» **CHALLENGE**: Extract everything from the first line through the line with "from bokeh.core.properties import value", both ends included, except for any pictures.
— START OF COLLECTED DATA —
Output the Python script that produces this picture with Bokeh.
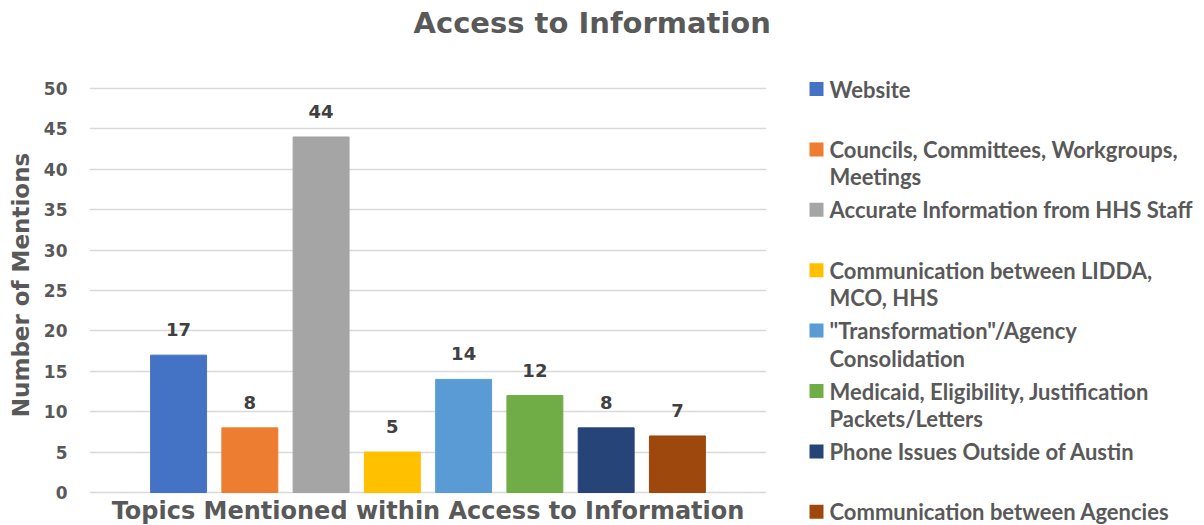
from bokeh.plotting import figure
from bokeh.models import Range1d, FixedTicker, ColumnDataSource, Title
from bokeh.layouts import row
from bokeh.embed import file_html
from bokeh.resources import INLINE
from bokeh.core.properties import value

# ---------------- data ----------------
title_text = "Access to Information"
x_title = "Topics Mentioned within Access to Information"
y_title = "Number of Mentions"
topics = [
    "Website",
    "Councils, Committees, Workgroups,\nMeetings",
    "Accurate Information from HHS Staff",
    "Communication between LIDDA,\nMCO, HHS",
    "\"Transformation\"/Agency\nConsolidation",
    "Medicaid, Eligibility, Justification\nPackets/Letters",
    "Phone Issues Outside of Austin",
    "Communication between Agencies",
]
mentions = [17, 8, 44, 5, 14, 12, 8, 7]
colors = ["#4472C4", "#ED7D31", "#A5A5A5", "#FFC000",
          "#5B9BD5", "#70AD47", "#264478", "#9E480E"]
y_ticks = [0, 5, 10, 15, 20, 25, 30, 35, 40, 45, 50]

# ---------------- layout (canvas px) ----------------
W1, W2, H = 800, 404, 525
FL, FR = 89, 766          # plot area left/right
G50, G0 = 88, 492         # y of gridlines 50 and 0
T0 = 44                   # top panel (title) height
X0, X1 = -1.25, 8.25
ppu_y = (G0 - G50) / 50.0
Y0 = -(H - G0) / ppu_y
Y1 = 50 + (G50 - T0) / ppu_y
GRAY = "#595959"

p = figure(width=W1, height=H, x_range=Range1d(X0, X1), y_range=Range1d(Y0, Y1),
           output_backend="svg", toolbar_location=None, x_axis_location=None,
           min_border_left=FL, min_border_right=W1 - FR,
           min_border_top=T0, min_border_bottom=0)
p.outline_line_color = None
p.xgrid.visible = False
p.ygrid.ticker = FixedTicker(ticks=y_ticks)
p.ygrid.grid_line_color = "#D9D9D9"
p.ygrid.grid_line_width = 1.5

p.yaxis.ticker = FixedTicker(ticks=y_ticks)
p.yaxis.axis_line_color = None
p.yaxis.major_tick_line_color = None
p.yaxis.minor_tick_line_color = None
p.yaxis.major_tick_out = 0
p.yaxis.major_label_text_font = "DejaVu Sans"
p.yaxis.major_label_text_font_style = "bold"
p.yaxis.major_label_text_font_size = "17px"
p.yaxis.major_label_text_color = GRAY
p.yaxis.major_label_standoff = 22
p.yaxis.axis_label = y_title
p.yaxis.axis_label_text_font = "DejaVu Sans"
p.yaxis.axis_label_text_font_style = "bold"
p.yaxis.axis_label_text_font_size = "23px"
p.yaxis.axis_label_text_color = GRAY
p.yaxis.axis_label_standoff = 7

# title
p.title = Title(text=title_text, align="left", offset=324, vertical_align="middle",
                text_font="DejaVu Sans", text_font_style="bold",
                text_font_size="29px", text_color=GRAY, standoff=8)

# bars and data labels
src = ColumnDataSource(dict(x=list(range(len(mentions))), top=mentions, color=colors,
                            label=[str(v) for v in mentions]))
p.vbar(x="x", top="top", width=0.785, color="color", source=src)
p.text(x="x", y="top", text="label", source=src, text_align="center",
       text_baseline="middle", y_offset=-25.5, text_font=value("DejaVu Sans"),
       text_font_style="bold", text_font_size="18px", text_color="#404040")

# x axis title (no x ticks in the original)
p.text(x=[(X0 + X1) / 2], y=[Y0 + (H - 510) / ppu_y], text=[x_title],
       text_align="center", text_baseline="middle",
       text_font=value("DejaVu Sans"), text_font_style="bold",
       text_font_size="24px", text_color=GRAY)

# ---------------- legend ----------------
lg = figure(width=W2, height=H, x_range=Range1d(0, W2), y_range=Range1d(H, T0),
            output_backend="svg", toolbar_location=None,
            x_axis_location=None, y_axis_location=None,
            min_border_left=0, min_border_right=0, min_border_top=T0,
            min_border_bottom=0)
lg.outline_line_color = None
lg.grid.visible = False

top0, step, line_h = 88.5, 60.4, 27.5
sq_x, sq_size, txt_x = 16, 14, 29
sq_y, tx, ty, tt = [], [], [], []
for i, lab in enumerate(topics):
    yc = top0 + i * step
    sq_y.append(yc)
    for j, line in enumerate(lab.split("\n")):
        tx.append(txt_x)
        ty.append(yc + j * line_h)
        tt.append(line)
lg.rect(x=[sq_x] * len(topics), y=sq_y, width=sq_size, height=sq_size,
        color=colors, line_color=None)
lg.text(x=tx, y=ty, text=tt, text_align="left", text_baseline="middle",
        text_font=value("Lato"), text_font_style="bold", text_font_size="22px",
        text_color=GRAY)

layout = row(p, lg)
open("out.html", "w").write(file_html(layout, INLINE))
— END OF COLLECTED DATA —
» **SOLUTION TO THIS PROBLEM**:
Output the Python script that produces this picture with Bokeh.
from bokeh.plotting import figure
from bokeh.models import Range1d, FixedTicker, ColumnDataSource, Title
from bokeh.layouts import row
from bokeh.embed import file_html
from bokeh.resources import INLINE
from bokeh.core.properties import value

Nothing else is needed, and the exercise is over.